Stated exercise: Exactly repeat the lines starting at the one that holds "Reproduce this chart" and ending at the one that holds "40, 45, 50];". Both end lines count; leave out everything else.

Records shown:
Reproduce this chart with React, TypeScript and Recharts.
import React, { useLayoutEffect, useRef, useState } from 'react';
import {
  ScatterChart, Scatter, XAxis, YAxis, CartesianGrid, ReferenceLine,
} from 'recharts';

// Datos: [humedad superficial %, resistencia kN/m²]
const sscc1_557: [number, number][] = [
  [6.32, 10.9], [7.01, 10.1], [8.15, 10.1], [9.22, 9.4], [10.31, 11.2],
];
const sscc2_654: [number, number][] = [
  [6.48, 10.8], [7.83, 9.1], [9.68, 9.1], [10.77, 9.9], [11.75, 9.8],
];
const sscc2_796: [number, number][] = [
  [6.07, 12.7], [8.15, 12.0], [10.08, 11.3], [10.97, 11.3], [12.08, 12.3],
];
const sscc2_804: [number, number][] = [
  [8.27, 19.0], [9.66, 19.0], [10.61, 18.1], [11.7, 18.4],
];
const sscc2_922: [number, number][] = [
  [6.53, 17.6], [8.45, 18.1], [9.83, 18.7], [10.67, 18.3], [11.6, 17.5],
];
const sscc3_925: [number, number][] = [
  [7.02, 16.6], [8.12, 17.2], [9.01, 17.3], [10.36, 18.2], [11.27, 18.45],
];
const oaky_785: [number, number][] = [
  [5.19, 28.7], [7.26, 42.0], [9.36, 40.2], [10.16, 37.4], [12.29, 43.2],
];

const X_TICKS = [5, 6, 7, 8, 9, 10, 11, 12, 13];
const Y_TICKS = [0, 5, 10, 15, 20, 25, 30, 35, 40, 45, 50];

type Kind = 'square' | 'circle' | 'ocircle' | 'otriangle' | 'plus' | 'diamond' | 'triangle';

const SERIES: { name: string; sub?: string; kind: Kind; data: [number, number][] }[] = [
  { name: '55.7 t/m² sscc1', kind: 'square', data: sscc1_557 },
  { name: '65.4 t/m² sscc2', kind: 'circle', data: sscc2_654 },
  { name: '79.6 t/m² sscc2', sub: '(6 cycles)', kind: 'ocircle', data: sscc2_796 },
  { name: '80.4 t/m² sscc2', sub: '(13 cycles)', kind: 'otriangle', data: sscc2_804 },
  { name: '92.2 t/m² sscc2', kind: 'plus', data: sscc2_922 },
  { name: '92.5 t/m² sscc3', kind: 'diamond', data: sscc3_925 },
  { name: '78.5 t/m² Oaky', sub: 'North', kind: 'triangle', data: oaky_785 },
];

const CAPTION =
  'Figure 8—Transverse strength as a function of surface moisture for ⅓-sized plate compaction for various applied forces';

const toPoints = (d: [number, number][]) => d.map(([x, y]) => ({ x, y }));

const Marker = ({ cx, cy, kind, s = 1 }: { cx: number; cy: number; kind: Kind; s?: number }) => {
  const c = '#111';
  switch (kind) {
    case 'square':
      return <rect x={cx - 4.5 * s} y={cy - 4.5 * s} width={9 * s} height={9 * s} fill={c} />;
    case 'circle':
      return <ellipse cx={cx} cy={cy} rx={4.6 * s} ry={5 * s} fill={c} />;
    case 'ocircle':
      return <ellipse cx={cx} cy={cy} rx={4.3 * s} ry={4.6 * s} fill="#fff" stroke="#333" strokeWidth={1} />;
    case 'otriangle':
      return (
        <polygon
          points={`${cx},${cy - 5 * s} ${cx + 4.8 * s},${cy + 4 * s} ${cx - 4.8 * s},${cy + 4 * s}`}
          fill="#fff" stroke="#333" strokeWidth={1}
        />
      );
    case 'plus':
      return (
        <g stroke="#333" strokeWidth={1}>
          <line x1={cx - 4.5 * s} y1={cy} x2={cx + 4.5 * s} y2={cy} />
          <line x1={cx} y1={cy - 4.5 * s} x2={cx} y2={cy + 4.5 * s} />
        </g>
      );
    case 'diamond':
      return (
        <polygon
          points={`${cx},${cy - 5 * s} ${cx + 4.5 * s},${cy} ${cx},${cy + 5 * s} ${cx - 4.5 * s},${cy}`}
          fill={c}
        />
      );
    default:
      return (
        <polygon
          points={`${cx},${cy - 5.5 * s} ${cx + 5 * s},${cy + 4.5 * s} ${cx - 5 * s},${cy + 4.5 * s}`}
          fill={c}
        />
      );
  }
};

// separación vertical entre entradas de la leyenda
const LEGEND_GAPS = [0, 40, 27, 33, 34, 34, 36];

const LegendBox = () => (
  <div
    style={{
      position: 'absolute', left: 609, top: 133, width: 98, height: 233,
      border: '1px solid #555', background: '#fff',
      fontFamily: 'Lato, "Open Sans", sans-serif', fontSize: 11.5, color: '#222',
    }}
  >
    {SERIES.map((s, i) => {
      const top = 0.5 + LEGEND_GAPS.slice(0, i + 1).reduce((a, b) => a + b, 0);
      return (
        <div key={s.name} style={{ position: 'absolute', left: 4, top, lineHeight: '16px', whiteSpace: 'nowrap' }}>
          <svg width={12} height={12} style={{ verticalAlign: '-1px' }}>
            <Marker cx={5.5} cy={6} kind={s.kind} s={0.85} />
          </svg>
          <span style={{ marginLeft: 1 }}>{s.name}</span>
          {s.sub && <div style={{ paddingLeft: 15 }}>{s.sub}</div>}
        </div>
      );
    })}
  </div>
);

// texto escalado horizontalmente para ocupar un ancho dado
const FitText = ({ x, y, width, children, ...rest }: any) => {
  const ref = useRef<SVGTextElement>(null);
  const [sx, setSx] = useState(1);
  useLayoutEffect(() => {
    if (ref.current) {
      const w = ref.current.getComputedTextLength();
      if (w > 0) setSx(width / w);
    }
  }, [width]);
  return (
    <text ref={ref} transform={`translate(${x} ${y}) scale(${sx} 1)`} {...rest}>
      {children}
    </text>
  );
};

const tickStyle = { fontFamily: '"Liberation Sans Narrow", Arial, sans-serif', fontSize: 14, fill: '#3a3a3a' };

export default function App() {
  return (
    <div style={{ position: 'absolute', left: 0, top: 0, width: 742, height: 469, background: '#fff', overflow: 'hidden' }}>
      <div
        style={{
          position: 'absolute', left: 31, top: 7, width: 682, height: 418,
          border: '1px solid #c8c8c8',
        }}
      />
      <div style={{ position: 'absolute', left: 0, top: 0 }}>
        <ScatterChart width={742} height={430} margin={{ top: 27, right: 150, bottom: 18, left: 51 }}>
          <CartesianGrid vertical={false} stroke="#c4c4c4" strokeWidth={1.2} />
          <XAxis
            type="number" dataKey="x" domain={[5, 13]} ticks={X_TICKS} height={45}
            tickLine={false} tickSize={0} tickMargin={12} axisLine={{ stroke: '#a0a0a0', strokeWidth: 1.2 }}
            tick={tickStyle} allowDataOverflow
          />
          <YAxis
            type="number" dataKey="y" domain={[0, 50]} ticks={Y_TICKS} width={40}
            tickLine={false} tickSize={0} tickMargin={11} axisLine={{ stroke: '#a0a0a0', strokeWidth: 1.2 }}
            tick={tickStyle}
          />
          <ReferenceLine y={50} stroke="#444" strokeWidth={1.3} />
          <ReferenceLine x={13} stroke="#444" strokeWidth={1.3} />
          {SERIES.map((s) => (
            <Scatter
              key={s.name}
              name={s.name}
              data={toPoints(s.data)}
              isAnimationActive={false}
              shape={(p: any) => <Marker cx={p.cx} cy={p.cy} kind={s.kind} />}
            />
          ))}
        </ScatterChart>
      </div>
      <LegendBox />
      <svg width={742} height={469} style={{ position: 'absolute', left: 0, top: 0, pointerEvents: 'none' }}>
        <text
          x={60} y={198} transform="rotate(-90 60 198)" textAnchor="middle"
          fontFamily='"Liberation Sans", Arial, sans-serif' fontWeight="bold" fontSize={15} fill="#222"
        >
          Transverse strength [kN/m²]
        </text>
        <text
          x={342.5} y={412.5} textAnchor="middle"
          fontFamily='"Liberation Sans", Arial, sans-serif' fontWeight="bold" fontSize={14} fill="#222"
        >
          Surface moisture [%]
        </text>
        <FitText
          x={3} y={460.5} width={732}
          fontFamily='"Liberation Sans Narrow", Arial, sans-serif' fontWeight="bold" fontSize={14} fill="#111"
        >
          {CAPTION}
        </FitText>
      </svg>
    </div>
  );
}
==
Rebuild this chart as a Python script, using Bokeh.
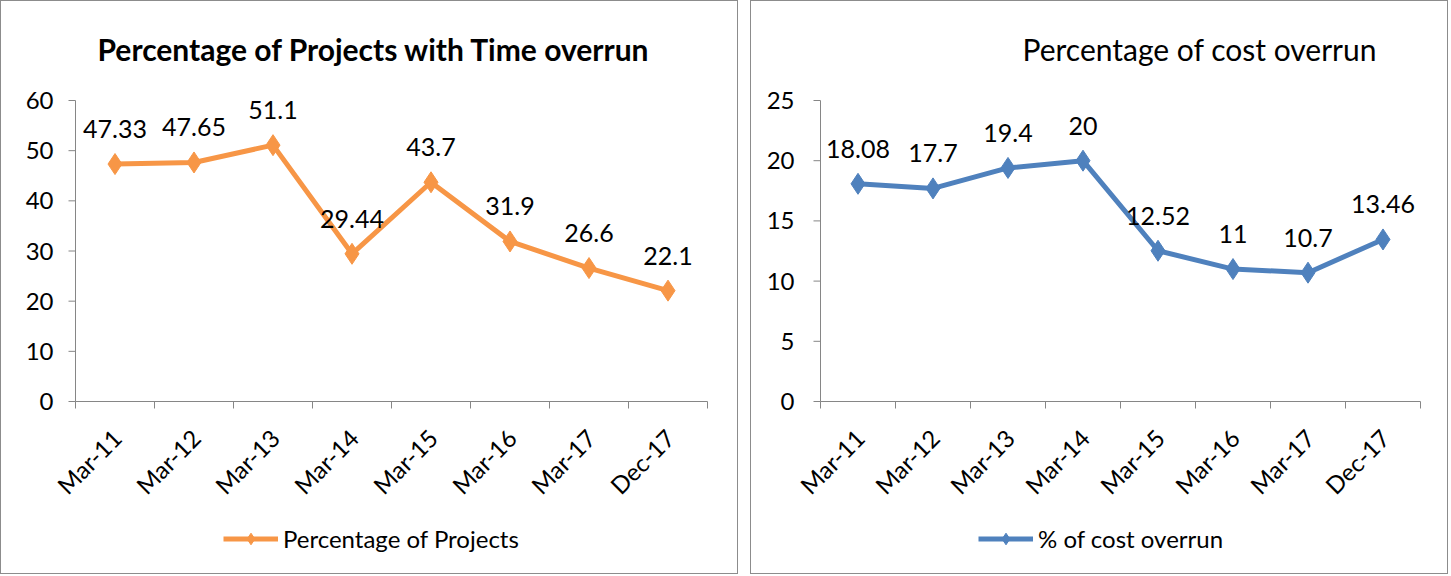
---
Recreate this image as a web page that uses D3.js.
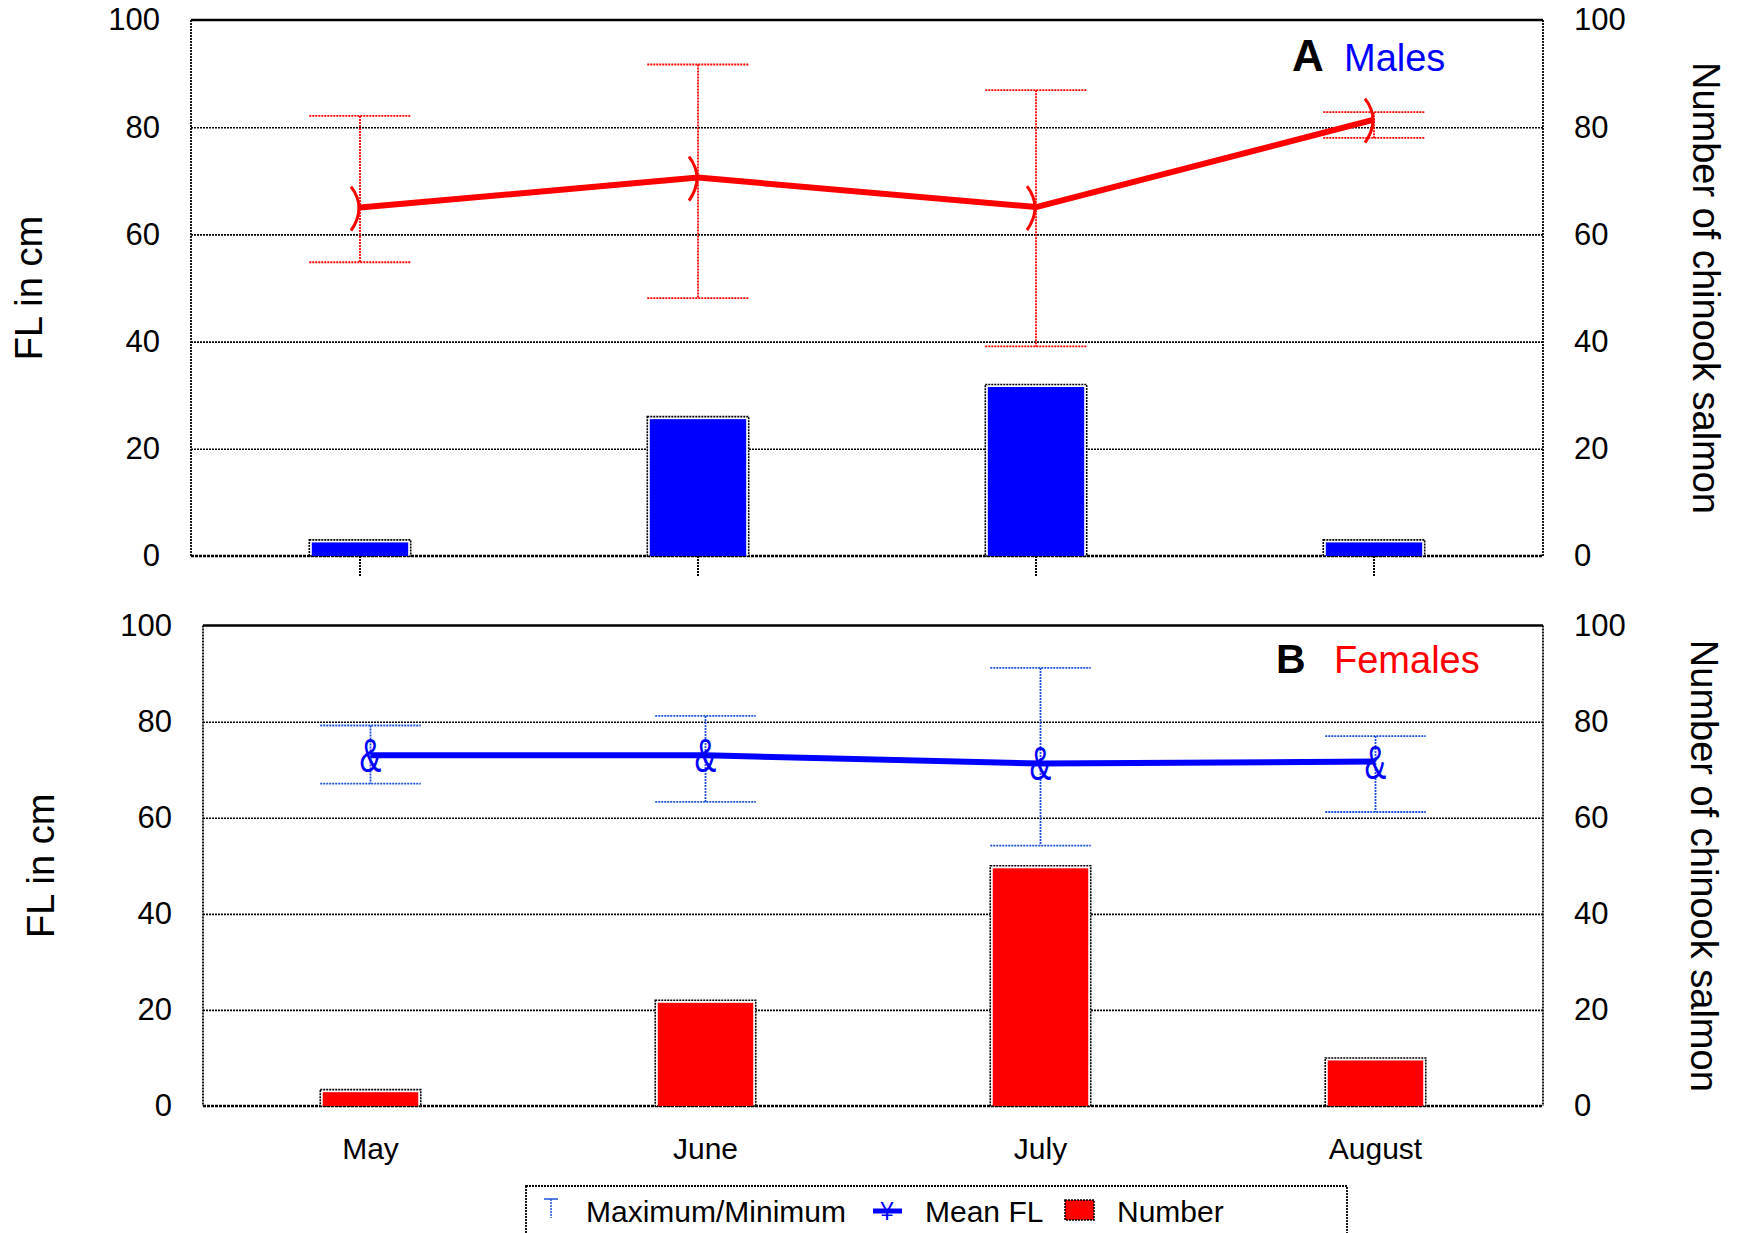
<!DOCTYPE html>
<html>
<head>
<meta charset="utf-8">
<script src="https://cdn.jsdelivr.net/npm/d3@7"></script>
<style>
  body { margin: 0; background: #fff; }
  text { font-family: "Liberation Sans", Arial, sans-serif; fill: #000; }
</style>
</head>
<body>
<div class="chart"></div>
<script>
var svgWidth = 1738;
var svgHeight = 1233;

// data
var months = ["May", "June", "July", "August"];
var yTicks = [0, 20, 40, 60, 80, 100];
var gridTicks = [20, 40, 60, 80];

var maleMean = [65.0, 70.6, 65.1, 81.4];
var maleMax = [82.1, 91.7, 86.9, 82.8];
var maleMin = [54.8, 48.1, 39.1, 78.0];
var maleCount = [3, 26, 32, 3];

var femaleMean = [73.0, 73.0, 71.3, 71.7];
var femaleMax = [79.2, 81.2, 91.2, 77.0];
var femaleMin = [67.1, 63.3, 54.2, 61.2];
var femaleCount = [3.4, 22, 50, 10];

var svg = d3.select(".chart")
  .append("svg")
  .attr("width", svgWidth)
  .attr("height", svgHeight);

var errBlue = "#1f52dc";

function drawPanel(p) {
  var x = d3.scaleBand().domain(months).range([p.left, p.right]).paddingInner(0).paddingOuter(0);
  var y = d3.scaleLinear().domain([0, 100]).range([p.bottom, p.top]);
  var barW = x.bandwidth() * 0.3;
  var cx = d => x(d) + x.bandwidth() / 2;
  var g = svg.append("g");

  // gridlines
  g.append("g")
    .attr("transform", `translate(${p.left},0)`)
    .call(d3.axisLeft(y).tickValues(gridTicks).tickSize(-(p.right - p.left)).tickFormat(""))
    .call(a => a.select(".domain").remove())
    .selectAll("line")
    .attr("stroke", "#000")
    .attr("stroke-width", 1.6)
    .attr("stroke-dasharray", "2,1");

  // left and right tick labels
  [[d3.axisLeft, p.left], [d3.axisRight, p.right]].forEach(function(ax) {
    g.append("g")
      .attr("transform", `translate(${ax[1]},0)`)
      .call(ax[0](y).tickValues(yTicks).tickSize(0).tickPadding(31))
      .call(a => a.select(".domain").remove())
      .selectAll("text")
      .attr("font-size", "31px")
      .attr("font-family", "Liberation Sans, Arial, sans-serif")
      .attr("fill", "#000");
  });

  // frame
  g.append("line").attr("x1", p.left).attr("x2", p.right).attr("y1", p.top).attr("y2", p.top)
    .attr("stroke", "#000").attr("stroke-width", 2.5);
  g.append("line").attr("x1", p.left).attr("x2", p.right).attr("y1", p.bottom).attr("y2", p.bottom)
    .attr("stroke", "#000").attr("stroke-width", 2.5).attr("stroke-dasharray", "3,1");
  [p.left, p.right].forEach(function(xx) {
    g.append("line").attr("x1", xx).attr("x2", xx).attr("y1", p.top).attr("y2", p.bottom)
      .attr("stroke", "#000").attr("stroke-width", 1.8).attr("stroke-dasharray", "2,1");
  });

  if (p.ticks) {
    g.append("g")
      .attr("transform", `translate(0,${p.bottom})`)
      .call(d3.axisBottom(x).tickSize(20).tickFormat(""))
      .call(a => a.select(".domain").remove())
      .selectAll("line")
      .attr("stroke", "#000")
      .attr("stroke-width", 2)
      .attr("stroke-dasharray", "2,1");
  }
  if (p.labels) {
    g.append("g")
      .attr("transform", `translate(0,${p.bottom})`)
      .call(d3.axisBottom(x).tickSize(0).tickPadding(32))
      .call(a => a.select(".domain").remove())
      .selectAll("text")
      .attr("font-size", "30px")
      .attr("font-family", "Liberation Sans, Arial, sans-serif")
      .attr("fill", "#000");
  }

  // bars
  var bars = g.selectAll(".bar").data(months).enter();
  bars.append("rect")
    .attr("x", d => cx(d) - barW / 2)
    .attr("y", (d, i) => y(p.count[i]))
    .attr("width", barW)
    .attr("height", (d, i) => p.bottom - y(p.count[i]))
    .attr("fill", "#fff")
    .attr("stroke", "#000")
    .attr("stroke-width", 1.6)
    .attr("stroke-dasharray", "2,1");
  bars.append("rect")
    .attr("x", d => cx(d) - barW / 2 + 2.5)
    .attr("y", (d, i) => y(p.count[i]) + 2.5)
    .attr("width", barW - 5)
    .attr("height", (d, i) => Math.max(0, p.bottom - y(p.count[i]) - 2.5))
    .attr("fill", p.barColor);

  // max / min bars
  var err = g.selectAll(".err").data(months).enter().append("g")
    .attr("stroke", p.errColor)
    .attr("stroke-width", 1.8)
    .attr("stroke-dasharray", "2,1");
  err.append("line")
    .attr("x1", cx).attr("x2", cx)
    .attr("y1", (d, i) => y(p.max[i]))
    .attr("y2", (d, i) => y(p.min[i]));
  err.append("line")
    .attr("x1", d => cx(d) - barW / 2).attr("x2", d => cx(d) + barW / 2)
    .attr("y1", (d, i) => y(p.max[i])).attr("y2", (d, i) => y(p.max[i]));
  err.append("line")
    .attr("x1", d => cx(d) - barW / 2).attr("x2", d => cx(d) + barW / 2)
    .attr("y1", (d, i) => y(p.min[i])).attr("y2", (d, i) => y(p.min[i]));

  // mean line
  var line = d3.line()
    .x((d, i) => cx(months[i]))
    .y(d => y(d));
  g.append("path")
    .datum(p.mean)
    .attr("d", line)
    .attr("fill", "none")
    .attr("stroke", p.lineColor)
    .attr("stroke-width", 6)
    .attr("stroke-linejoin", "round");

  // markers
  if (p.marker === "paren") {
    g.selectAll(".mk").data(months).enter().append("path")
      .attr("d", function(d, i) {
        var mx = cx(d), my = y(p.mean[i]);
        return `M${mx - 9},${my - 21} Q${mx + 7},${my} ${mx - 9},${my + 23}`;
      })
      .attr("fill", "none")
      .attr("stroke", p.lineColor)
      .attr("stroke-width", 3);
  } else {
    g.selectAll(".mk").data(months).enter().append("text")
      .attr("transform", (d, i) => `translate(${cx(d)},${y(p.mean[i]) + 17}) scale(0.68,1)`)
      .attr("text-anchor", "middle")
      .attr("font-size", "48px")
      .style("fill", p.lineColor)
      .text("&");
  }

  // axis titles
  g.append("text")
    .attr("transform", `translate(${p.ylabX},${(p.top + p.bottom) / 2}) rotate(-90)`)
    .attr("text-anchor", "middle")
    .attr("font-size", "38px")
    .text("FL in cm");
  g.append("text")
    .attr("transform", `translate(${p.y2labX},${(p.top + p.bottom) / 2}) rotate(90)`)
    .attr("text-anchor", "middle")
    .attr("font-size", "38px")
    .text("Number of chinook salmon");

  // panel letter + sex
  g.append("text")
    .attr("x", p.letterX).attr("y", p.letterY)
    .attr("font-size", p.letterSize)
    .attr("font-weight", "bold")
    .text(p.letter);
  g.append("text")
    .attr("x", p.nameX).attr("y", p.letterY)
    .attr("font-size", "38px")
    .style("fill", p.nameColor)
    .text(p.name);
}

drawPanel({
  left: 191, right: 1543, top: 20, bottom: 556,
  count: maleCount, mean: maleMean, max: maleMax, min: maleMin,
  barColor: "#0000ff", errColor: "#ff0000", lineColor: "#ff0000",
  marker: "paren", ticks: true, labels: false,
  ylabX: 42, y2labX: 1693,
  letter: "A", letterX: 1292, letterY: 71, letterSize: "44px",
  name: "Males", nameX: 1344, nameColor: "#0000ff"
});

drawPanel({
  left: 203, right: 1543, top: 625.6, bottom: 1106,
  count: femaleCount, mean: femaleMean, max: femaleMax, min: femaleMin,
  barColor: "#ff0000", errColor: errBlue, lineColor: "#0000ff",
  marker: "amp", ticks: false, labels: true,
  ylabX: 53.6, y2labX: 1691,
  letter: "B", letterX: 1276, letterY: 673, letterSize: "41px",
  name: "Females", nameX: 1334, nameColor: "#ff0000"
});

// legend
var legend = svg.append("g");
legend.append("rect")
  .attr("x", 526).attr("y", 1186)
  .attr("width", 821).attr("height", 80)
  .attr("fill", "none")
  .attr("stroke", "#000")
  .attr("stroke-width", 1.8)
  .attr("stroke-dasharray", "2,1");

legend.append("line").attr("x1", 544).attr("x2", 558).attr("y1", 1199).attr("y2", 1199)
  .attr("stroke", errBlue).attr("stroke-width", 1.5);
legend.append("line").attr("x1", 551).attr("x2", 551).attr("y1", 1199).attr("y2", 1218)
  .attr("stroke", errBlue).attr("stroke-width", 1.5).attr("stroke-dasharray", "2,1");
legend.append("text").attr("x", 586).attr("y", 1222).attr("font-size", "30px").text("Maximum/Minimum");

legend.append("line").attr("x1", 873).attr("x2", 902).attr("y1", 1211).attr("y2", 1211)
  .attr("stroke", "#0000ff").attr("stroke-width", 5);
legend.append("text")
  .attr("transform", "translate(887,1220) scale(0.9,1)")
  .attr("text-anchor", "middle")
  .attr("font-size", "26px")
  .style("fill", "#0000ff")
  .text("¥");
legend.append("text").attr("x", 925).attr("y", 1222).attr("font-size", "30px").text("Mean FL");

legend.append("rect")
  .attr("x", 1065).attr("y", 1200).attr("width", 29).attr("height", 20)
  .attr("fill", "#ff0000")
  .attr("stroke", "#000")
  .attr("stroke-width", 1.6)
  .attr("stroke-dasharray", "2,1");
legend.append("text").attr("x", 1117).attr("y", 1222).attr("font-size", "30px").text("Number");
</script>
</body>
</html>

Solution for this task:
Reproduce this chart with React, TypeScript and Recharts.
import React, { useLayoutEffect, useRef, useState } from 'react';
import {
  ScatterChart, Scatter, XAxis, YAxis, CartesianGrid, ReferenceLine,
} from 'recharts';

// Datos: [humedad superficial %, resistencia kN/m²]
const sscc1_557: [number, number][] = [
  [6.32, 10.9], [7.01, 10.1], [8.15, 10.1], [9.22, 9.4], [10.31, 11.2],
];
const sscc2_654: [number, number][] = [
  [6.48, 10.8], [7.83, 9.1], [9.68, 9.1], [10.77, 9.9], [11.75, 9.8],
];
const sscc2_796: [number, number][] = [
  [6.07, 12.7], [8.15, 12.0], [10.08, 11.3], [10.97, 11.3], [12.08, 12.3],
];
const sscc2_804: [number, number][] = [
  [8.27, 19.0], [9.66, 19.0], [10.61, 18.1], [11.7, 18.4],
];
const sscc2_922: [number, number][] = [
  [6.53, 17.6], [8.45, 18.1], [9.83, 18.7], [10.67, 18.3], [11.6, 17.5],
];
const sscc3_925: [number, number][] = [
  [7.02, 16.6], [8.12, 17.2], [9.01, 17.3], [10.36, 18.2], [11.27, 18.45],
];
const oaky_785: [number, number][] = [
  [5.19, 28.7], [7.26, 42.0], [9.36, 40.2], [10.16, 37.4], [12.29, 43.2],
];

const X_TICKS = [5, 6, 7, 8, 9, 10, 11, 12, 13];
const Y_TICKS = [0, 5, 10, 15, 20, 25, 30, 35, 40, 45, 50];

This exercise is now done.